>> Start
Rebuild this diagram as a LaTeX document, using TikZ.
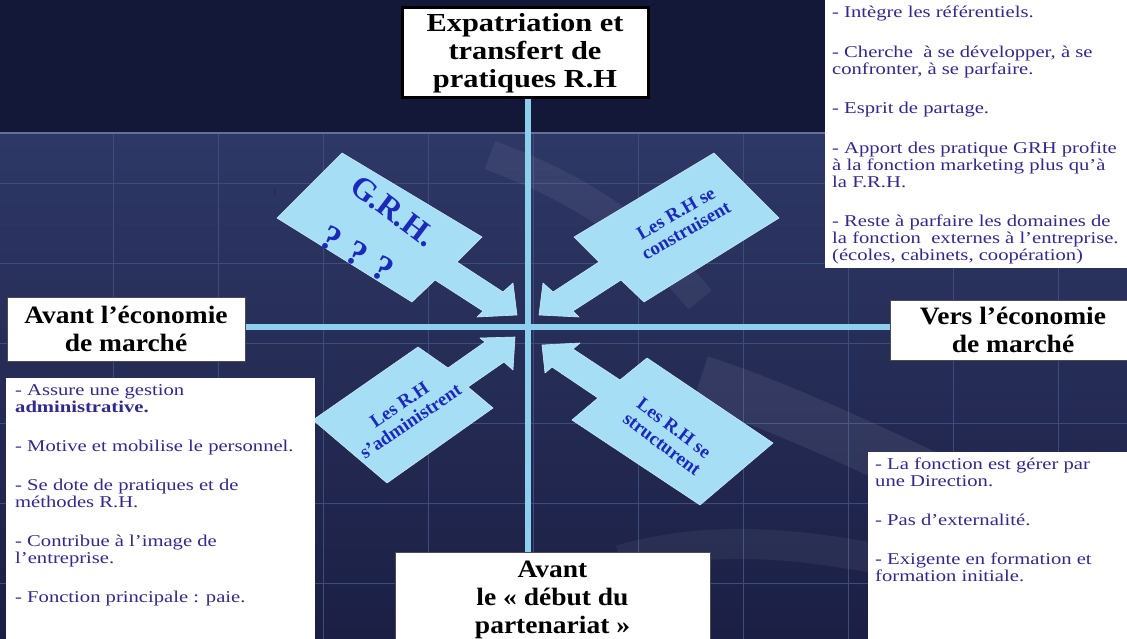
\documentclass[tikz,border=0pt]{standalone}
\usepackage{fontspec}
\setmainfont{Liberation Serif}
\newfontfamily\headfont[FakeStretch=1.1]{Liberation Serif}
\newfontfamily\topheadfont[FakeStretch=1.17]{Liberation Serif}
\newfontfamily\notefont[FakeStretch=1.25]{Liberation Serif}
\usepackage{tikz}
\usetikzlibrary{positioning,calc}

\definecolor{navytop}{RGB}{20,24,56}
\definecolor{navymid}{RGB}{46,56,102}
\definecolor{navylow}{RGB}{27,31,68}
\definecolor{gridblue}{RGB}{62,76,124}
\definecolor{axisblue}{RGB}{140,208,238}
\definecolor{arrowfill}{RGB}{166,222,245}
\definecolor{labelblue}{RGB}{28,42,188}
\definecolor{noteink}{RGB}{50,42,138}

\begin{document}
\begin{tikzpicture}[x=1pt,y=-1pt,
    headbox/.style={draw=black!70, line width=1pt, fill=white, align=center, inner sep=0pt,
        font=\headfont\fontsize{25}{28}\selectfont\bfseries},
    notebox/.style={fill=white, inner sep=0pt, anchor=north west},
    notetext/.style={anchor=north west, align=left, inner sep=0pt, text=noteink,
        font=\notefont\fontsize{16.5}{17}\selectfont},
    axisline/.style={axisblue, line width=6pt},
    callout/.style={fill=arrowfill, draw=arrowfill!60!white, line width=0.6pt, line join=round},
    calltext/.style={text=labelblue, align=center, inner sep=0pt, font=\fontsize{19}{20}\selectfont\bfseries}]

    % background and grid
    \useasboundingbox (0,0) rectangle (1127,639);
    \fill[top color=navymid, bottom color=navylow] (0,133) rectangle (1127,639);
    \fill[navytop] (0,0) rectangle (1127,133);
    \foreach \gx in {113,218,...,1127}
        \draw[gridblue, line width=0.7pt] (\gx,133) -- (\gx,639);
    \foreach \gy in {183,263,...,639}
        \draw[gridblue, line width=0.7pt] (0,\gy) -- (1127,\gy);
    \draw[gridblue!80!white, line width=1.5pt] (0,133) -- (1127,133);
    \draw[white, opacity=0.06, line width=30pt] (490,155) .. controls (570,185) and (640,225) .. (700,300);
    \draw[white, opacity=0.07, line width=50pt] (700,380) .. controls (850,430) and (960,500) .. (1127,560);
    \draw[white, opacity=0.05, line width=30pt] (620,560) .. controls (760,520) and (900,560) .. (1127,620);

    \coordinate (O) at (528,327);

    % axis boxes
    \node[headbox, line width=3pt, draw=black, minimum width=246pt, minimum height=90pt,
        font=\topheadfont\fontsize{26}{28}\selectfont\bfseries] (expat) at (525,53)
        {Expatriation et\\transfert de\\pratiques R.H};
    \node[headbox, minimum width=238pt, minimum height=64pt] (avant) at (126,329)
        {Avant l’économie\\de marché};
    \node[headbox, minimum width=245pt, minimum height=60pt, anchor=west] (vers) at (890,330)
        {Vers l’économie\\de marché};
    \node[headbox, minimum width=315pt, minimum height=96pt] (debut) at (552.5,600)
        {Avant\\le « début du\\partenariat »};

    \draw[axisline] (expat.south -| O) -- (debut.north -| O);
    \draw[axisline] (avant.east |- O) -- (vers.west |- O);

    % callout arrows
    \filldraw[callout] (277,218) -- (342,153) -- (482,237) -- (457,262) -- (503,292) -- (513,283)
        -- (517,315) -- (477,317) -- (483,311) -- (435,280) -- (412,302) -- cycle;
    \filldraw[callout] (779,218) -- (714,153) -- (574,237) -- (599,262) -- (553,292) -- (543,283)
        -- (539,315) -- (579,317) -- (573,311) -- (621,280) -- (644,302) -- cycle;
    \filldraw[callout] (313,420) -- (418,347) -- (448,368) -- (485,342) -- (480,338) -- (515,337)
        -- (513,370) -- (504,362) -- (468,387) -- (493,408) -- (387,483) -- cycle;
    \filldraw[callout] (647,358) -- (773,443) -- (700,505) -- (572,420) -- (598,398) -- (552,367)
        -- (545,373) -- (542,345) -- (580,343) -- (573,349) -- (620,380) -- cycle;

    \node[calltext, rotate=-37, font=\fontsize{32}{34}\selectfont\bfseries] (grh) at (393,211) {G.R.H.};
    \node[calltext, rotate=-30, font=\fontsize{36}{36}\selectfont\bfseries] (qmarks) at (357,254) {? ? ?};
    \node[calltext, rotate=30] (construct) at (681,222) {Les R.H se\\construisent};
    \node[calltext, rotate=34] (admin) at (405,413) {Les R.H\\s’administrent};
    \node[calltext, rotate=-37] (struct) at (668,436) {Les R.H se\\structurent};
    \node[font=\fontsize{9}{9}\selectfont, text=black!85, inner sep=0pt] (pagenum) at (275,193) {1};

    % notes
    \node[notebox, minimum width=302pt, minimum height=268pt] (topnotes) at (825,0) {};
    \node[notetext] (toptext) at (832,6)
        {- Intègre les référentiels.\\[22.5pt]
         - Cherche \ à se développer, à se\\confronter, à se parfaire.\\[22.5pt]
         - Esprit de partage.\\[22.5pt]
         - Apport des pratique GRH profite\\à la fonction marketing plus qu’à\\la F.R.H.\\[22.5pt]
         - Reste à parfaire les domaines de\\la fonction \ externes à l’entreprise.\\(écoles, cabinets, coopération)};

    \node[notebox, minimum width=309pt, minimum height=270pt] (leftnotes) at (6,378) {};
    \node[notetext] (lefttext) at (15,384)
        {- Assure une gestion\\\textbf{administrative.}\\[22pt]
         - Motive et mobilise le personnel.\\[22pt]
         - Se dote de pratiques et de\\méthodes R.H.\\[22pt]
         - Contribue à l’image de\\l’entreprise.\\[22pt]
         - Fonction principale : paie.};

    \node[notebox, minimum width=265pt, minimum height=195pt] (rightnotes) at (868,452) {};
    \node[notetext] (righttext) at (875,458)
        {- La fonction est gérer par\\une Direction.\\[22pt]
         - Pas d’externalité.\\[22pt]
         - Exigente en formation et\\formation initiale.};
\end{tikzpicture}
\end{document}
>> End
● **Requirement**
Each line of the material must be retyped exactly, except that images are omitted.

● **Expected answer**
Rebuild this diagram as a LaTeX document, using TikZ.
\documentclass[tikz,border=0pt]{standalone}
\usepackage{fontspec}
\setmainfont{Liberation Serif}
\newfontfamily\headfont[FakeStretch=1.1]{Liberation Serif}
\newfontfamily\topheadfont[FakeStretch=1.17]{Liberation Serif}
\newfontfamily\notefont[FakeStretch=1.25]{Liberation Serif}
\usepackage{tikz}
\usetikzlibrary{positioning,calc}

\definecolor{navytop}{RGB}{20,24,56}
\definecolor{navymid}{RGB}{46,56,102}
\definecolor{navylow}{RGB}{27,31,68}
\definecolor{gridblue}{RGB}{62,76,124}
\definecolor{axisblue}{RGB}{140,208,238}
\definecolor{arrowfill}{RGB}{166,222,245}
\definecolor{labelblue}{RGB}{28,42,188}
\definecolor{noteink}{RGB}{50,42,138}

\begin{document}
\begin{tikzpicture}[x=1pt,y=-1pt,
    headbox/.style={draw=black!70, line width=1pt, fill=white, align=center, inner sep=0pt,
        font=\headfont\fontsize{25}{28}\selectfont\bfseries},
    notebox/.style={fill=white, inner sep=0pt, anchor=north west},
    notetext/.style={anchor=north west, align=left, inner sep=0pt, text=noteink,
        font=\notefont\fontsize{16.5}{17}\selectfont},
    axisline/.style={axisblue, line width=6pt},
    callout/.style={fill=arrowfill, draw=arrowfill!60!white, line width=0.6pt, line join=round},
    calltext/.style={text=labelblue, align=center, inner sep=0pt, font=\fontsize{19}{20}\selectfont\bfseries}]

    % background and grid
    \useasboundingbox (0,0) rectangle (1127,639);
    \fill[top color=navymid, bottom color=navylow] (0,133) rectangle (1127,639);
    \fill[navytop] (0,0) rectangle (1127,133);
    \foreach \gx in {113,218,...,1127}
        \draw[gridblue, line width=0.7pt] (\gx,133) -- (\gx,639);
    \foreach \gy in {183,263,...,639}
        \draw[gridblue, line width=0.7pt] (0,\gy) -- (1127,\gy);
    \draw[gridblue!80!white, line width=1.5pt] (0,133) -- (1127,133);
    \draw[white, opacity=0.06, line width=30pt] (490,155) .. controls (570,185) and (640,225) .. (700,300);
    \draw[white, opacity=0.07, line width=50pt] (700,380) .. controls (850,430) and (960,500) .. (1127,560);
    \draw[white, opacity=0.05, line width=30pt] (620,560) .. controls (760,520) and (900,560) .. (1127,620);

    \coordinate (O) at (528,327);

    % axis boxes
    \node[headbox, line width=3pt, draw=black, minimum width=246pt, minimum height=90pt,
        font=\topheadfont\fontsize{26}{28}\selectfont\bfseries] (expat) at (525,53)
        {Expatriation et\\transfert de\\pratiques R.H};
    \node[headbox, minimum width=238pt, minimum height=64pt] (avant) at (126,329)
        {Avant l’économie\\de marché};
    \node[headbox, minimum width=245pt, minimum height=60pt, anchor=west] (vers) at (890,330)
        {Vers l’économie\\de marché};
    \node[headbox, minimum width=315pt, minimum height=96pt] (debut) at (552.5,600)
        {Avant\\le « début du\\partenariat »};

    \draw[axisline] (expat.south -| O) -- (debut.north -| O);
    \draw[axisline] (avant.east |- O) -- (vers.west |- O);

    % callout arrows
    \filldraw[callout] (277,218) -- (342,153) -- (482,237) -- (457,262) -- (503,292) -- (513,283)
        -- (517,315) -- (477,317) -- (483,311) -- (435,280) -- (412,302) -- cycle;
    \filldraw[callout] (779,218) -- (714,153) -- (574,237) -- (599,262) -- (553,292) -- (543,283)
        -- (539,315) -- (579,317) -- (573,311) -- (621,280) -- (644,302) -- cycle;
    \filldraw[callout] (313,420) -- (418,347) -- (448,368) -- (485,342) -- (480,338) -- (515,337)
        -- (513,370) -- (504,362) -- (468,387) -- (493,408) -- (387,483) -- cycle;
    \filldraw[callout] (647,358) -- (773,443) -- (700,505) -- (572,420) -- (598,398) -- (552,367)
        -- (545,373) -- (542,345) -- (580,343) -- (573,349) -- (620,380) -- cycle;

    \node[calltext, rotate=-37, font=\fontsize{32}{34}\selectfont\bfseries] (grh) at (393,211) {G.R.H.};
    \node[calltext, rotate=-30, font=\fontsize{36}{36}\selectfont\bfseries] (qmarks) at (357,254) {? ? ?};
    \node[calltext, rotate=30] (construct) at (681,222) {Les R.H se\\construisent};
    \node[calltext, rotate=34] (admin) at (405,413) {Les R.H\\s’administrent};
    \node[calltext, rotate=-37] (struct) at (668,436) {Les R.H se\\structurent};
    \node[font=\fontsize{9}{9}\selectfont, text=black!85, inner sep=0pt] (pagenum) at (275,193) {1};

    % notes
    \node[notebox, minimum width=302pt, minimum height=268pt] (topnotes) at (825,0) {};
    \node[notetext] (toptext) at (832,6)
        {- Intègre les référentiels.\\[22.5pt]
         - Cherche \ à se développer, à se\\confronter, à se parfaire.\\[22.5pt]
         - Esprit de partage.\\[22.5pt]
         - Apport des pratique GRH profite\\à la fonction marketing plus qu’à\\la F.R.H.\\[22.5pt]
         - Reste à parfaire les domaines de\\la fonction \ externes à l’entreprise.\\(écoles, cabinets, coopération)};

    \node[notebox, minimum width=309pt, minimum height=270pt] (leftnotes) at (6,378) {};
    \node[notetext] (lefttext) at (15,384)
        {- Assure une gestion\\\textbf{administrative.}\\[22pt]
         - Motive et mobilise le personnel.\\[22pt]
         - Se dote de pratiques et de\\méthodes R.H.\\[22pt]
         - Contribue à l’image de\\l’entreprise.\\[22pt]
         - Fonction principale : paie.};

    \node[notebox, minimum width=265pt, minimum height=195pt] (rightnotes) at (868,452) {};
    \node[notetext] (righttext) at (875,458)
        {- La fonction est gérer par\\une Direction.\\[22pt]
         - Pas d’externalité.\\[22pt]
         - Exigente en formation et\\formation initiale.};
\end{tikzpicture}
\end{document}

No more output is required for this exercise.